Pochmann lembrou que, durante os governos Lula e Dilma, foi o fortalecimento do Estado e de sua capacidade de estimular a economia e a distribuição de renda, para aquecer o mercado interno, que permitiram a economia brasileira alcançar o posto de sexta maior do mundo e o índice de desemprego ser reduzido a menos de 5%. No entanto, o governo Bolsonaro faz exatamente o contrário: enfraquece o Estado e, quando toma alguma decisão, não estimula a economia, mas piora a situação.
Prova disso é a política de preços adotada atualmente na Petrobras, que repassa para o consumidor as altas dos combustíveis no mercado internacional, mesmo que a gasolina, o diesel e o gás sejam produzidos internamente. O resultado é o aumento da inflação, uma vez que a maior parte da produção no Brasil é transportada nas rodovias. “Temos hoje uma inflação provocada não pelo aumento do consumo, mas porque há um choque no custo da produção”, observou.
É possível recuperar os empregos perdidos
Pochmann disse que o Brasil pode voltar a gerar empregos se abandonar a política praticada por Guedes e Bolsonaro. Para isso, o governo precisa voltar a distribuir renda, seja por meio de programas sociais, seja pela valorização do salário mínimo, e retomar os investimentos, tornando-se um indutor do crescimento. Foi o que fizeram os governos Lula e Dilma.

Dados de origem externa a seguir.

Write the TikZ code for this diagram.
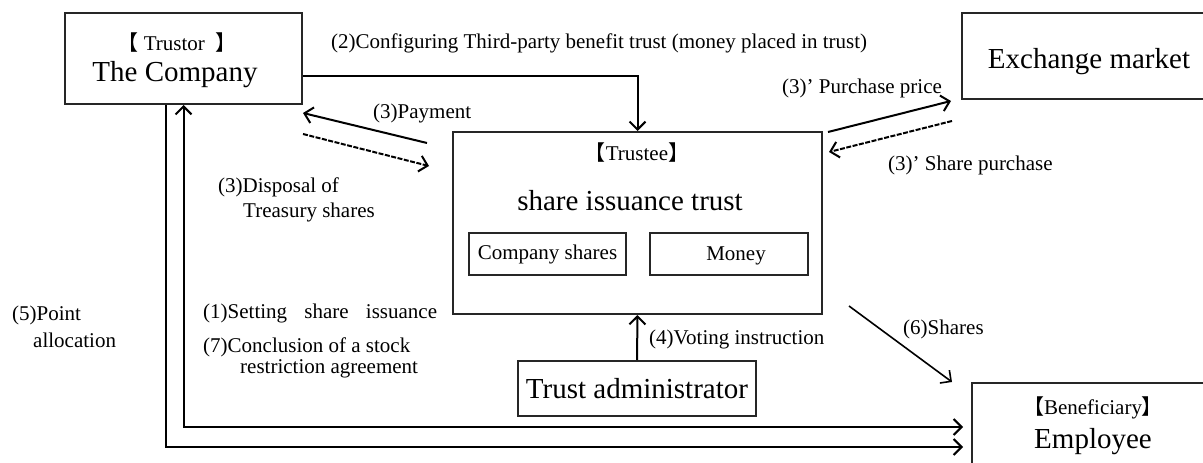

“Nos governos do PT, o Estado era visto não como o centro do problema, mas como uma parte da solução. Tínhamos um conjunto de iniciativas que partia do pressuposto que o grande ativo do Brasil é seu mercado interno, seu mercado consumidor. E, para que esse ativo fosse aproveitado, era necessária a distribuição de renda. População com mais renda é uma população que consome mais e, ao consumir mais, ela estimula a produção. Estimulando a produção, aumenta o emprego. Era um ciclo virtuoso”, resumiu.
De acordo com o economista, não há saída para o Brasil se não voltarmos a fortalecer o mercado interno. “Os empregos poderão reaparecer se nós voltarmos a crescer. Uma forma é substituir parte do que importamos por produção interna e estimular, ao mesmo tempo, vários setores econômicos, seja a infraestrutura, seja a indústria vinculada à cadeia de petróleo e gás, o complexo da saúde… Enfim, o Brasil tem uma série de possibilidades de voltar a crescer e gerar emprego.”
Para o presidente do Instituto Lula, essa primeira medida resolveria o problema emergencial do desemprego, dando ao país tempo para se preparar para as transformações que o mercado de trabalho certamente sofrerá com as mudanças tecnológicas já em andamento. “Obviamente, a partir disso, precisamos repensar uma nova forma de organização das ocupações, tendo em vista as inovações tecnológicas que estão em curso”, antecipou.